Using the Johari Window in Practice
Three professional uses
- Self-assessment of strengths, weaknesses, and unknowns
- Preparation for performance discussions
- Collaborative goal-setting for continued growth
Team uses
- Established team members usually have larger open areas than new ones
- Feedback shrinks the blind area; disclosure shrinks the hidden area
- A team can deliberately help each other expand their open areas
Practical applications
- Termly self-reflection prompt across the four areas
- Structured request for blind-area feedback from colleagues
- Disclosure decisions based on whether trust would grow
- A frame for mentor and mentee conversations
A teacher who knows the four areas of the Johari Window can use the model in concrete ways. Self-assessment, performance conversations, team feedback, mentoring, and disclosure decisions all get clearer when the four-area structure is in the room. The work below is the application side of the model.
Why the Johari Window matters professionally
For a reflective practitioner, the Johari Window is a tool for self-assessment and for team development.
Self-assessment
Self-assessment is an integral part of a teacher’s professional growth and development. The Johari Window encourages the teacher to identify their own strengths and weaknesses by examining all four quadrants.
The teacher asks: what is in my open area, what blind areas might I have, what hidden areas am I keeping back, and what unknown areas might emerge if I tried something new?
This kind of structured self-assessment is more useful than asking “am I a good teacher?” The window’s structure forces attention onto specific quadrants.
Preparation for performance discussions
The window prepares teachers for discussions on performance and improvement. A teacher who has reflected on their own four quadrants comes to a performance conversation with material to work with, rather than reacting to whatever the conversation surfaces.
Collaborative planning of goals
The window can lead to collaborative planning of goals for continued professional growth. Goals chosen with the four quadrants in mind cover a wider range of development than goals chosen without the structure.
A goal might be to expand the open area on a particular dimension. A goal might be to seek feedback in a specific blind area. A goal might be to test a capacity that currently sits in the unknown.
The objectives of teacher self-evaluation, ultimately, are teacher satisfaction and excellence in education. Both are served by the kind of self-knowledge the Johari Window supports.
The Johari Window in a team context
The window also applies to teams.
Established versus new team members
Established team members will have larger open areas than new team members. They have had the opportunity to share more about themselves and to receive more feedback.
New team members start with smaller open areas because they have not yet had the opportunity to share much. This is normal. It is also a reason to be patient with new colleagues: their open area will grow with time, but it cannot be forced.
The role of feedback in teams
The importance of feedback in this process cannot be overstated. It is only by receiving feedback from others that a person’s blind area shrinks and their open area grows.
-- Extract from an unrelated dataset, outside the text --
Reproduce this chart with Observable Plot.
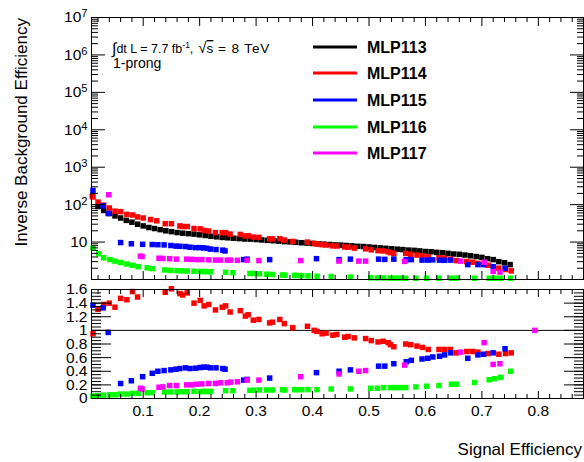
<!DOCTYPE html>
<html><head><meta charset="utf-8">
<script src="https://cdn.jsdelivr.net/npm/d3@7"></script>
<script src="https://cdn.jsdelivr.net/npm/@observablehq/plot@0.6"></script>
<style>
body{margin:0;background:#fff;}
#wrap{position:relative;width:584px;height:462px;overflow:hidden;background:#fff;font-family:"Liberation Sans",Arial,Helvetica,sans-serif;}
#top,#bot,#over{position:absolute;left:0;}
#top{top:0}
#bot{top:283px}
#over{top:0;pointer-events:none}
</style></head><body>
<div id="wrap"><div id="top"></div><div id="bot"></div>
<svg id="over" width="584" height="462" font-family="Liberation Sans, Arial, Helvetica, sans-serif"></svg></div>
<script>
// ---------------- data ----------------
const seriesNames = ["MLP113","MLP114","MLP115","MLP116","MLP117"];
const seriesColors = ["#000000","#ff0000","#0000ff","#00ff00","#ff00ff"];

const x113 = [0.01,0.02,0.03,0.04,0.05,0.06,0.07,0.08,0.09,0.10,0.11,0.12,0.13,0.14,0.15,0.16,0.17,0.18,0.19,0.20,0.21,0.22,0.23,0.24,0.25,0.26,0.27,0.28,0.29,0.30,0.31,0.32,0.33,0.34,0.35,0.36,0.37,0.38,0.39,0.40,0.41,0.42,0.43,0.44,0.45,0.46,0.47,0.48,0.49,0.50,0.51,0.52,0.53,0.54,0.55,0.56,0.57,0.58,0.59,0.60,0.61,0.62,0.63,0.64,0.65,0.66,0.67,0.68,0.69,0.70,0.71,0.72,0.73,0.74,0.75];
const y113 = [170,89,70,58,50,44,38,34,30,27,24.5,23,21.5,20,19,18,17.3,16.8,16.3,15.6,15,14.3,13.8,13.3,13,12.7,12.4,12.1,12,11.7,11.4,11.1,10.9,10.6,10.3,10.1,9.9,9.6,9.4,9.2,9.0,8.8,8.6,8.4,8.3,8.1,7.9,7.7,7.6,7.4,7.2,7.0,6.8,6.6,6.45,6.3,6.1,6.0,5.8,5.6,5.5,5.3,5.2,5.0,4.8,4.7,4.5,4.3,4.1,3.9,3.6,3.4,3.0,2.8,2.5];

const x114 = [0.011,0.02,0.03,0.04,0.05,0.06,0.071,0.081,0.09,0.10,0.113,0.124,0.139,0.15,0.165,0.17,0.178,0.19,0.201,0.208,0.216,0.228,0.24,0.246,0.254,0.272,0.281,0.286,0.295,0.305,0.324,0.329,0.342,0.35,0.365,0.391,0.403,0.408,0.417,0.424,0.436,0.443,0.457,0.463,0.474,0.494,0.504,0.516,0.525,0.534,0.538,0.544,0.565,0.574,0.585,0.595,0.605,0.624,0.634,0.644,0.655,0.673,0.683,0.693,0.711,0.73,0.742,0.752];
const y114 = [160,117,97,81,67,65,55,53,47,44,40,37,31,31,27,26,26,23,22.5,20.4,19.7,17.9,17.8,17.9,16.3,16,14.6,14.8,13.6,13.4,12.2,12.2,12.3,11.3,10.4,10,9.2,8.9,8.5,8.35,7.9,7.85,7.4,7.3,6.9,6.6,6.2,5.9,5.8,5.5,5.2,4.9,5.0,4.7,4.5,4.3,4.0,3.8,3.7,3.5,3.2,3.0,2.9,2.7,2.4,2.0,1.85,1.7];
const r114 = [0.95,1.31,1.38,1.40,1.34,1.47,1.45,1.57,1.49,1.67,1.67,1.66,1.56,1.61,1.54,1.52,1.55,1.40,1.44,1.36,1.38,1.30,1.34,1.36,1.27,1.29,1.21,1.23,1.15,1.16,1.11,1.12,1.16,1.10,1.04,1.06,1.00,0.985,0.95,0.96,0.93,0.94,0.90,0.91,0.89,0.88,0.85,0.83,0.84,0.82,0.79,0.76,0.80,0.79,0.77,0.75,0.72,0.72,0.72,0.72,0.67,0.69,0.69,0.68,0.66,0.65,0.66,0.67];

const x115 = [0.011,0.029,0.038,0.06,0.079,0.099,0.116,0.126,0.137,0.149,0.158,0.165,0.175,0.183,0.193,0.201,0.207,0.213,0.219,0.229,0.241,0.245,0.278,0.284,0.324,0.407,0.447,0.467,0.517,0.528,0.544,0.566,0.575,0.594,0.604,0.613,0.625,0.634,0.645,0.675,0.693,0.703,0.72,0.741];
const y115 = [240,93,58,9.7,9.0,8.7,8.6,8.5,8.4,8.1,7.8,7.7,7.6,7.3,7.1,7.1,7.0,6.8,6.5,6.3,6.1,5.8,3.4,3.5,3.4,3.6,3.4,3.5,3.5,3.45,3.5,3.4,3.4,3.3,3.3,3.35,3.3,3.25,3.3,2.5,2.5,2.5,2.2,2.0];
const r115 = [1.37,1.33,0.97,0.22,0.26,0.32,0.37,0.40,0.41,0.42,0.43,0.44,0.45,0.44,0.445,0.455,0.46,0.46,0.45,0.45,0.44,0.43,0.27,0.28,0.30,0.38,0.40,0.42,0.475,0.475,0.51,0.54,0.56,0.58,0.59,0.61,0.62,0.64,0.67,0.59,0.64,0.65,0.67,0.73];

const x116 = [0.011,0.021,0.030,0.041,0.050,0.060,0.071,0.081,0.091,0.107,0.116,0.138,0.148,0.160,0.169,0.178,0.190,0.201,0.207,0.213,0.219,0.246,0.259,0.289,0.296,0.306,0.319,0.329,0.347,0.351,0.368,0.372,0.381,0.392,0.408,0.433,0.467,0.503,0.515,0.526,0.538,0.547,0.556,0.565,0.583,0.602,0.624,0.646,0.655,0.687,0.713,0.722,0.733,0.751];
const y116 = [7.0,4.9,3.8,3.4,3.1,2.85,2.6,2.4,2.2,2.05,1.95,1.8,1.75,1.72,1.7,1.68,1.66,1.64,1.63,1.62,1.61,1.56,1.52,1.45,1.44,1.42,1.38,1.36,1.32,1.31,1.29,1.28,1.27,1.25,1.22,1.2,1.16,1.11,1.10,1.10,1.09,1.09,1.09,1.08,1.08,1.08,1.08,1.08,1.08,1.08,1.08,1.08,1.08,1.08];
const r116 = [0.035,0.04,0.05,0.055,0.055,0.065,0.065,0.075,0.075,0.085,0.085,0.095,0.095,0.095,0.10,0.10,0.105,0.10,0.105,0.10,0.105,0.115,0.115,0.12,0.12,0.125,0.125,0.125,0.13,0.125,0.13,0.13,0.13,0.13,0.13,0.14,0.14,0.15,0.15,0.16,0.16,0.16,0.16,0.16,0.17,0.18,0.19,0.21,0.21,0.235,0.275,0.29,0.31,0.40];

const x117 = [0.039,0.095,0.098,0.128,0.135,0.147,0.159,0.177,0.186,0.195,0.204,0.216,0.228,0.237,0.249,0.255,0.267,0.284,0.305,0.379,0.447,0.482,0.494,0.563,0.662,0.704,0.72,0.732,0.794];
const y117 = [184,4.2,4.1,3.7,3.65,3.6,3.5,3.5,3.45,3.4,3.4,3.35,3.3,3.3,3.3,3.3,3.25,3.25,3.2,3.2,3.1,3.1,3.1,3.05,3.1,2.9,1.64,1.57,null];
const r117 = [3.2,0.15,0.14,0.165,0.17,0.19,0.19,0.20,0.20,0.21,0.215,0.22,0.22,0.23,0.23,0.24,0.245,0.27,0.27,0.32,0.36,0.40,0.41,0.49,0.68,0.82,0.50,0.51,1.0];

// axis tick values / labels
const xTickLabels = [0.1,0.2,0.3,0.4,0.5,0.6,0.7,0.8];
const yTopLabels = [10,1e2,1e3,1e4,1e5,1e6,1e7];
const yBotLabels = [0,0.2,0.4,0.6,0.8,1,1.2,1.4,1.6];
const yTitle = "Inverse Background Efficiency";
const xTitle = "Signal Efficiency";

// ---------------- build tables ----------------
function rows(name, xs, ys, rs) {
  return xs.map((x, i) => ({series: name, x, y: ys[i], r: rs ? rs[i] : null}));
}
const pts = [
  ...rows("MLP113", x113, y113, null),
  ...rows("MLP114", x114, y114, r114),
  ...rows("MLP115", x115, y115, r115),
  ...rows("MLP116", x116, y116, r116),
  ...rows("MLP117", x117, y117, r117)
];
const topPts = pts.filter(d => d.y != null);
const ratioPts = pts.filter(d => d.r != null && d.r <= 1.62);

const xDomain = [0.0084, 0.88];
const xMinor = d3.range(1, 44).map(i => i * 0.02).filter(v => Math.abs(v * 10 - Math.round(v * 10)) > 1e-6);
const yTopMajor = [1, ...yTopLabels];
const yTopMinor = [];
for (let k = 0; k < 7; k++) for (let m = 2; m <= 9; m++) yTopMinor.push(m * Math.pow(10, k));
const yBotMinor = d3.range(0, 33).map(i => i * 0.05);

const FONT = "Liberation Sans, Arial, Helvetica, sans-serif";
const colorScale = {domain: seriesNames, range: seriesColors};
const sq = 3.1;

function tickAxes(axisFn, vals, anchors, size) {
  return anchors.map(a => axisFn(vals, {anchor: a, tickSize: -size, fill: null, label: null, stroke: "black"}));
}

// ---------------- top panel ----------------
const topPlot = Plot.plot({
  width: 584, height: 285,
  marginLeft: 91, marginRight: 1, marginTop: 17, marginBottom: 6,
  x: {domain: xDomain, axis: null},
  y: {type: "log", domain: [1, 1e7], axis: null},
  color: colorScale,
  style: {fontFamily: FONT, fontSize: "15.5px", color: "black", background: "transparent", overflow: "visible"},
  marks: [
    Plot.dot(topPts, {x: "x", y: "y", fill: "series", symbol: "square", r: sq}),
    Plot.frame({stroke: "black"}),
    ...tickAxes(Plot.axisY, yTopMajor, ["left", "right"], 14),
    ...tickAxes(Plot.axisY, yTopMinor, ["left", "right"], 7),
    ...tickAxes(Plot.axisX, xTickLabels, ["top", "bottom"], 8),
    ...tickAxes(Plot.axisX, xMinor, ["top", "bottom"], 4),
    Plot.axisY(yTopLabels, {anchor: "left", tickSize: 0, tickPadding: 4, label: null, fontSize: 15.5,
      tickFormat: d => d === 10 ? "10" : "10^" + Math.round(Math.log10(d))})
  ]
});
document.getElementById("top").appendChild(topPlot);

// superscripts for the log labels
const svgNS = "http://www.w3.org/2000/svg";
topPlot.querySelectorAll('g[aria-label="y-axis tick label"] text').forEach(t => {
  const parts = t.textContent.split("^");
  if (parts.length === 2) {
    t.textContent = parts[0];
    const ts = document.createElementNS(svgNS, "tspan");
    ts.setAttribute("dy", "-0.45em");
    ts.setAttribute("font-size", "0.72em");
    ts.textContent = parts[1];
    t.appendChild(ts);
  }
});

// ---------------- ratio panel ----------------
const botPlot = Plot.plot({
  width: 584, height: 179,
  marginLeft: 91, marginRight: 1, marginTop: 6, marginBottom: 64,
  x: {domain: xDomain, axis: null},
  y: {domain: [0, 1.6], axis: null},
  color: colorScale,
  style: {fontFamily: FONT, fontSize: "15.5px", color: "black", background: "transparent", overflow: "visible"},
  marks: [
    Plot.ruleY([1], {stroke: "black", strokeWidth: 1}),
    Plot.dot(ratioPts, {x: "x", y: "r", fill: "series", symbol: "square", r: sq}),
    Plot.frame({stroke: "black"}),
    ...tickAxes(Plot.axisY, yBotLabels, ["left", "right"], 20),
    ...tickAxes(Plot.axisY, yBotMinor, ["left", "right"], 10),
    ...tickAxes(Plot.axisX, xTickLabels, ["top", "bottom"], 7),
    ...tickAxes(Plot.axisX, xMinor, ["top", "bottom"], 4),
    Plot.axisY(yBotLabels, {anchor: "left", tickSize: 0, tickPadding: 4, label: null, fontSize: 15.5,
      tickFormat: d => String(+d.toFixed(1))}),
    Plot.axisX(xTickLabels, {anchor: "bottom", tickSize: 0, tickPadding: 6, label: null, fontSize: 15.5,
      tickFormat: d => d.toFixed(1)})
  ]
});
document.getElementById("bot").appendChild(botPlot);

// ---------------- titles, annotation, legend ----------------
const over = d3.select("#over");
over.append("text")
  .attr("transform", "translate(27,18) rotate(-90)")
  .attr("text-anchor", "end").attr("font-size", 17).attr("fill", "black")
  .text(yTitle);
over.append("text")
  .attr("x", 582).attr("y", 455).attr("text-anchor", "end")
  .attr("font-size", 17).attr("fill", "black")
  .text(xTitle);

const a1 = over.append("text").attr("x", 112).attr("y", 53).attr("font-size", 12.5).attr("fill", "black");
a1.append("tspan").attr("font-size", 16).attr("dy", 1).text("\u222B");
a1.append("tspan").attr("dy", -1).text("dt L = 7.7 fb");
a1.append("tspan").attr("dy", -5).attr("font-size", 8.5).text("-1");
a1.append("tspan").attr("dy", 5).text(",");
a1.append("tspan").attr("dx", 5).attr("font-size", 15).text("\u221A");
a1.append("tspan").attr("font-size", 13.5).attr("text-decoration", "overline").text("s");
a1.append("tspan").attr("font-size", 13.5).attr("letter-spacing", 0.9).text(" = 8 TeV");
over.append("text").attr("x", 113).attr("y", 68).attr("font-size", 14).attr("fill", "black").text("1-prong");

const legendY = [47, 73, 100, 127, 153];
seriesNames.forEach((name, i) => {
  over.append("line").attr("x1", 313).attr("x2", 357).attr("y1", legendY[i]).attr("y2", legendY[i])
    .attr("stroke", seriesColors[i]).attr("stroke-width", 3);
  over.append("text").attr("x", 367).attr("y", legendY[i]).attr("dy", "0.35em")
    .attr("font-size", 16).attr("font-weight", "bold").attr("fill", "black").text(name);
});
</script></body></html>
Group members can deliberately help each other expand their open areas by offering constructive feedback. This is a team-building activity, not an individual performance issue. A team that has learned to give and receive feedback grows together.
Two directions of expansion
In a team setting, the open area can be expanded in both directions.
- Vertically downward into the hidden area as people disclose information and feelings to the group.
- Horizontally outward into the blind area through feedback from others on the team.
By encouraging healthy self-disclosure and sensitive feedback, a team can become stronger and more effective. The model provides a vocabulary for talking about how this happens.
Practical use of the model
A reflective practitioner can use the Johari Window in several practical ways.
As a self-reflection prompt
Once a term, sit down with the four areas and write what you know about each one. The exercise itself surfaces things that had been sitting unnoticed.
As a structure for seeking feedback
When asking colleagues for feedback, ask specifically about blind-area material. “What do you notice about my teaching that I might not be aware of?” is a different question from “how am I doing?” and tends to produce more useful answers.
As a guide to disclosure
Before sharing something professionally, consider whether the disclosure will help build trust and mutual understanding, or whether it sits in a part of the hidden area that should remain private. Not everything should be disclosed; the model does not require maximum openness.
As a frame for mentoring
A mentor and mentee can use the four areas to structure their conversation. What is in the open area? What blind-area feedback might the mentor give? What hidden-area material is the mentee considering sharing? What unknown capacities is the mentee being asked to develop?
A teacher who uses the Johari Window regularly tends to develop a more accurate self-picture over time. The picture is never complete, because the unknown area never goes to zero. But it gets larger, fuller, and more useful for guiding development.
Self-disclosure shrinks the hidden area; feedback from others shrinks the blind area
Both moves require trust. Disclosure works best in a mentor relationship, a critical-friend partnership, or a small team with shared norms. Feedback works best when asked for specifically (about blind-area material) and received without arguing. Done together over time, the open area grows in both directions and the teacher’s self-picture becomes more accurate.
A teacher who only does one of the two moves gets only half the benefit. Working both sides at once is what produces the dynamic the model was built for.